The UN Security Council mandate authorizing the French troops in Côte d’Ivoire expires April 4. French President Jacques Chirac has said he’ll pull out the troops if he’s asked to.

It remains to be seen if Gbagbo’s government will demand that he do so, especially in view of Gbagbo’s own longstanding ties to French political figures, notably Interior Minister Dominique de Villepin.

However, Williams Ateby, an Ivorian lawmaker and Gbagbo ally, told Reuters, “It’s better that they leave and are replaced by a more neutral party with a clear mandate to proceed with disarming the rebels.”

Whatever happens, France, the IMF, and the World Bank still hold many of the cards.
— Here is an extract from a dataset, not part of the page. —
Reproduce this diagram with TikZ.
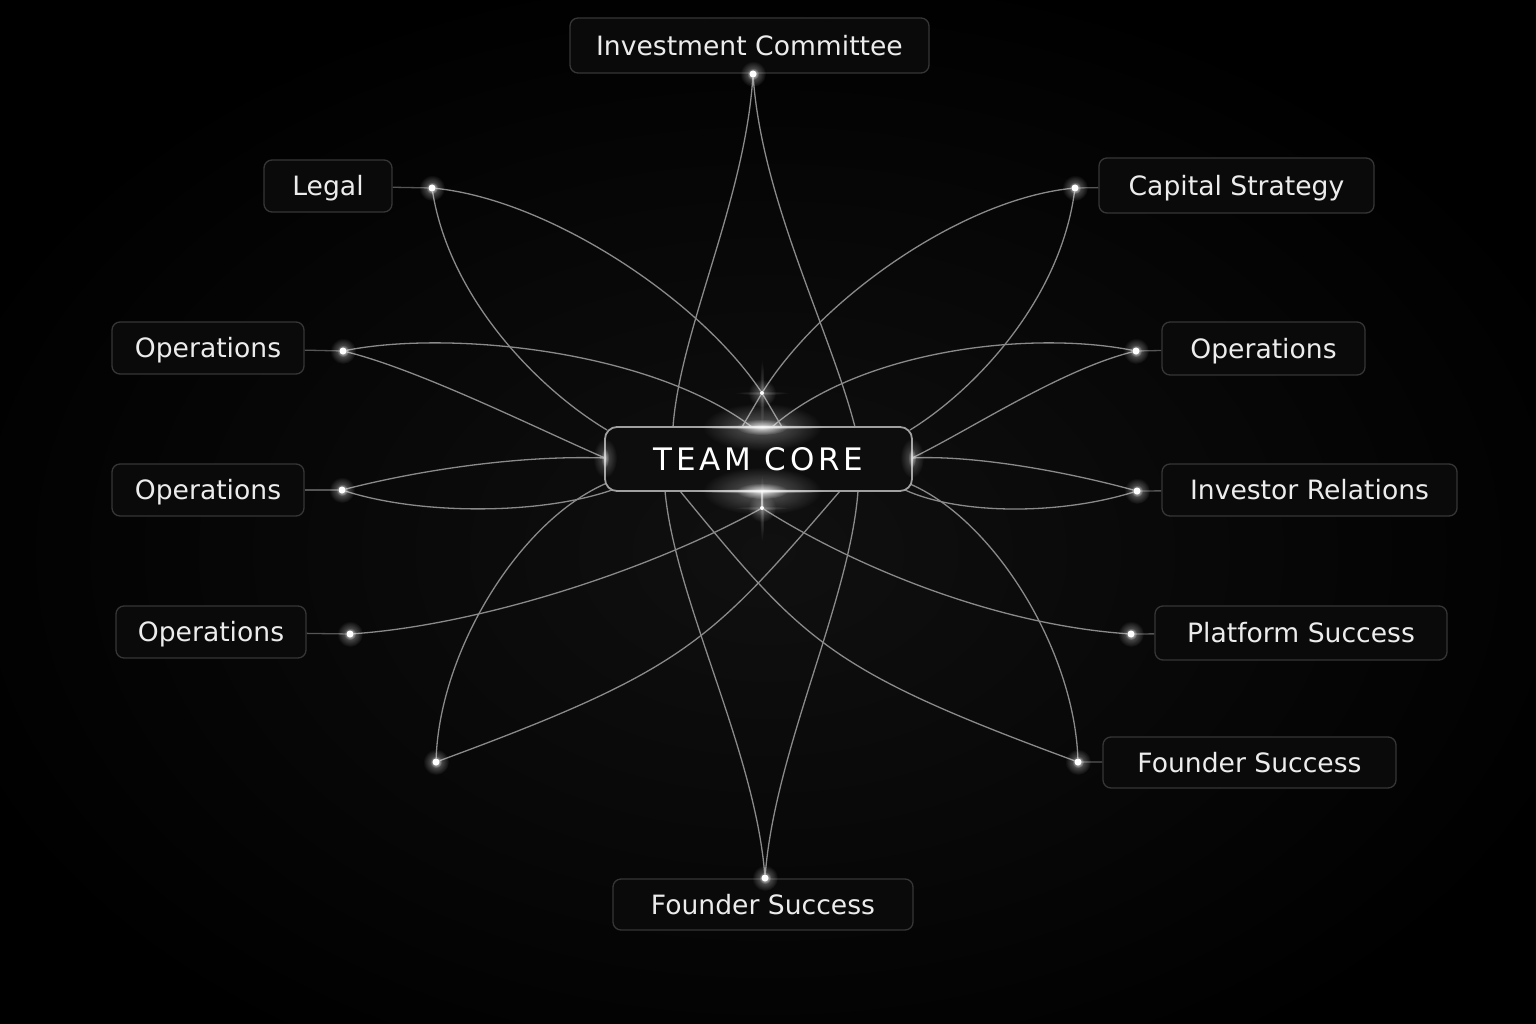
\documentclass[tikz,border=0pt]{standalone}
\usepackage{fontspec}
\usetikzlibrary{fadings}
\setmainfont{DejaVu Sans}
\newfontfamily\corefont[LetterSpace=12]{DejaVu Sans}
\pgfdeclarelayer{bg}
\pgfdeclarelayer{wires}
\pgfdeclarelayer{fx}
\pgfsetlayers{bg,wires,main,fx}
\definecolor{boxfill}{HTML}{0A0A0A}
\definecolor{boxline}{HTML}{363636}
\definecolor{txt}{HTML}{ECECEC}
\definecolor{wirec}{HTML}{8A8A8A}
\definecolor{stubc}{HTML}{555555}
\definecolor{corefill}{HTML}{0D0D0D}
\definecolor{coreline}{HTML}{A0A0A0}
\definecolor{bgin}{HTML}{101010}
\tikzfading[name=glowfade, inner color=transparent!0, outer color=transparent!100]
\tikzset{
  lbl/.style={draw=boxline, line width=1.3pt, fill=boxfill, rounded corners=8pt, text=txt, inner sep=0pt, text height=19.5pt, text depth=0pt, font=\fontsize{26.6}{30}\selectfont},
  corebox/.style={draw=coreline, line width=1.8pt, fill=corefill, rounded corners=12pt, text=white, inner sep=0pt, minimum width=307pt, minimum height=64pt, font=\corefont\fontsize{31}{36}\selectfont},
  wire/.style={draw=wirec, line width=1.3pt},
  stub/.style={draw=stubc, line width=1.3pt},
  dot/.style={circle, fill=white, inner sep=0pt, minimum size=7pt},
  smalldot/.style={circle, fill=white, inner sep=0pt, minimum size=4pt},
  glow/.style={fill=white, path fading=glowfade}
}
\begin{document}
\begin{tikzpicture}[x=1pt,y=-1pt]
\useasboundingbox (0,0) rectangle (1536,1024);
\begin{pgfonlayer}{bg}
  \fill[black] (0,0) rectangle (1536,1024);
  \shade[inner color=bgin, outer color=black] (-100,-40) rectangle (1636,1144);
\end{pgfonlayer}

% boxes
\node[lbl, minimum width=359pt, minimum height=55pt] (bIC) at (749.5,45.5) {Investment Committee};
\node[lbl, minimum width=128pt, minimum height=52pt] (bLegal) at (328,186) {Legal};
\node[lbl, minimum width=275pt, minimum height=55pt] (bCap) at (1236.5,185.5) {Capital Strategy};
\node[lbl, minimum width=192pt, minimum height=52pt] (bOL1) at (208,348) {Operations};
\node[lbl, minimum width=203pt, minimum height=53pt] (bOR) at (1263.5,348.5) {Operations};
\node[lbl, minimum width=192pt, minimum height=52pt] (bOL2) at (208,490) {Operations};
\node[lbl, minimum width=295pt, minimum height=52pt] (bIR) at (1309.5,490) {Investor Relations};
\node[lbl, minimum width=190pt, minimum height=52pt] (bOL3) at (211,632) {Operations};
\node[lbl, minimum width=292pt, minimum height=54pt] (bPS) at (1301,633) {Platform Success};
\node[lbl, minimum width=293pt, minimum height=51pt] (bFSR) at (1249.5,762.5) {Founder Success};
\node[lbl, minimum width=300pt, minimum height=51pt] (bFSB) at (763,904.5) {Founder Success};
\node[corebox] (core) at (758.5,459) {TEAM CORE};

% dots
\node[dot] (dIC) at (753,74) {};
\node[dot] (dL) at (432,188) {};
\node[dot] (dC) at (1075,188) {};
\node[dot] (dOL1) at (343,351) {};
\node[dot] (dOR) at (1136,351) {};
\node[dot] (dOL2) at (342,490) {};
\node[dot] (dIR) at (1137,491) {};
\node[dot] (dOL3) at (350,634) {};
\node[dot] (dPS) at (1131,634) {};
\node[dot] (dLone) at (436,762) {};
\node[dot] (dFSR) at (1078,762) {};
\node[dot] (dFSB) at (765,878) {};
\node[smalldot] (gTop) at (762,393) {};
\node[smalldot] (gBot) at (762,508) {};

% anchor points on the core box
\coordinate (cTL) at (607,430);
\coordinate (cTR) at (910,430);
\coordinate (cTa) at (673,427);
\coordinate (cTb) at (855,427);
\coordinate (cT1) at (752,427);
\coordinate (cT2) at (772,427);
\coordinate (cTg1) at (742,427);
\coordinate (cTg2) at (782,427);
\coordinate (cTc) at (762,427);
\coordinate (cL) at (605,458);
\coordinate (cR) at (912,458);
\coordinate (cBL) at (612,490);
\coordinate (cBR) at (905,490);
\coordinate (cBL2) at (607,483);
\coordinate (cBR2) at (910,484);
\coordinate (cBa) at (665,491);
\coordinate (cBb) at (858,491);
\coordinate (cBx) at (840,491);
\coordinate (cBy) at (680,491);
\coordinate (cBc) at (762,491);

\begin{pgfonlayer}{wires}
  \draw[wire] (dIC) .. controls (745,200) and (680,330) .. (cTa);
  \draw[wire] (dIC) .. controls (762,200) and (830,330) .. (cTb);
  \draw[wire] (dFSB) .. controls (755,750) and (675,600) .. (cBa);
  \draw[wire] (dFSB) .. controls (775,750) and (850,600) .. (cBb);
  \draw[wire] (dL) .. controls (550,200) and (700,300) .. (gTop);
  \draw[wire] (dL) .. controls (450,300) and (540,390) .. (cTL);
  \draw[wire] (dC) .. controls (960,200) and (820,300) .. (gTop);
  \draw[wire] (dC) .. controls (1060,300) and (975,390) .. (cTR);
  \draw[wire] (dOL1) .. controls (450,330) and (650,350) .. (cT1);
  \draw[wire] (dOL1) .. controls (420,370) and (540,430) .. (cL);
  \draw[wire] (dOR) .. controls (1030,330) and (860,350) .. (cT2);
  \draw[wire] (dOR) .. controls (1060,370) and (970,430) .. (cR);
  \draw[wire] (dOL2) .. controls (420,470) and (520,455) .. (cL);
  \draw[wire] (dOL2) .. controls (420,515) and (540,515) .. (cBL);
  \draw[wire] (dIR) .. controls (1060,470) and (970,455) .. (cR);
  \draw[wire] (dIR) .. controls (1060,515) and (960,515) .. (cBR);
  \draw[wire] (dOL3) .. controls (480,625) and (650,570) .. (gBot);
  \draw[wire] (dPS) .. controls (1000,625) and (860,570) .. (gBot);
  \draw[wire] (dLone) .. controls (440,650) and (520,520) .. (cBL2);
  \draw[wire] (dLone) .. controls (686,670) and (710,642) .. (cBx);
  \draw[wire] (dFSR) .. controls (1074,650) and (994,520) .. (cBR2);
  \draw[wire] (dFSR) .. controls (828,670) and (804,642) .. (cBy);
  \draw[wire] (gTop) -- (cTg1);
  \draw[wire] (gTop) -- (cTg2);
  \draw[wire] (gBot) -- (cBc);
  % stubs from dots to labels
  \draw[stub] (dL) -- (bLegal);
  \draw[stub] (dC) -- (bCap);
  \draw[stub] (dOL1) -- (bOL1);
  \draw[stub] (dOR) -- (bOR);
  \draw[stub] (dOL2) -- (bOL2);
  \draw[stub] (dIR) -- (bIR);
  \draw[stub] (dOL3) -- (bOL3);
  \draw[stub] (dPS) -- (bPS);
  \draw[stub] (dFSR) -- (bFSR);
\end{pgfonlayer}

\begin{pgfonlayer}{fx}
  \foreach \g in {dIC,dL,dC,dOL1,dOR,dOL2,dIR,dOL3,dPS,dLone,dFSR,dFSB}{
    \fill[glow, opacity=0.45] (\g) circle (13pt);
    \fill[glow, opacity=0.8] (\g) circle (6pt);
  }
  \foreach \g in {gTop,gBot}{
    \fill[glow, opacity=0.35] (\g) circle (14pt);
    \fill[glow, opacity=0.25] (\g) ellipse (2.5pt and 34pt);
    \fill[glow, opacity=0.2] (\g) ellipse (28pt and 2pt);
  }
  % flares on the core box
  \foreach \p in {cTc,cBc}{
    \fill[glow, opacity=0.35] (\p) ellipse (60pt and 24pt);
    \fill[glow, opacity=0.8] (\p) ellipse (26pt and 8pt);
    \fill[glow, opacity=0.6] (\p) ellipse (70pt and 2.5pt);
  }
  \foreach \p in {cL,cR}{
    \fill[glow, opacity=0.3] (\p) ellipse (12pt and 20pt);
    \fill[glow, opacity=0.5] (\p) ellipse (4pt and 10pt);
  }
\end{pgfonlayer}
\end{tikzpicture}
\end{document}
Against colonialism, old and new

The fate of Côte d’Ivoire is of larger significance. With the demise of the Soviet Union and the bloc of Eastern European states — states that gave significant economic, military and diplomatic support to semi-colonial countries fighting foreign domination — the old colonial powers are seeking to carve up the African continent again.

The U.S. is certainly an active participant in this “recolonization” of the developing world, as its occupations of Afghanistan and Iraq so clearly demonstrate, and the Bush administration pursues a more aggressive Africa policy.

Quietly, U.S. companies have been muscling in to the Ivorian market. Archer Daniels Midland and Cargill have increased their market share of Côte d’Ivoire cocoa exports, rivaling, if not surpassing, the share controlled by French firms.

To the extent that Côte d’Ivoire succeeds in rebuffing this new bid to carve up the region, its struggle for economic progress and independence will serve the interests of all humankind.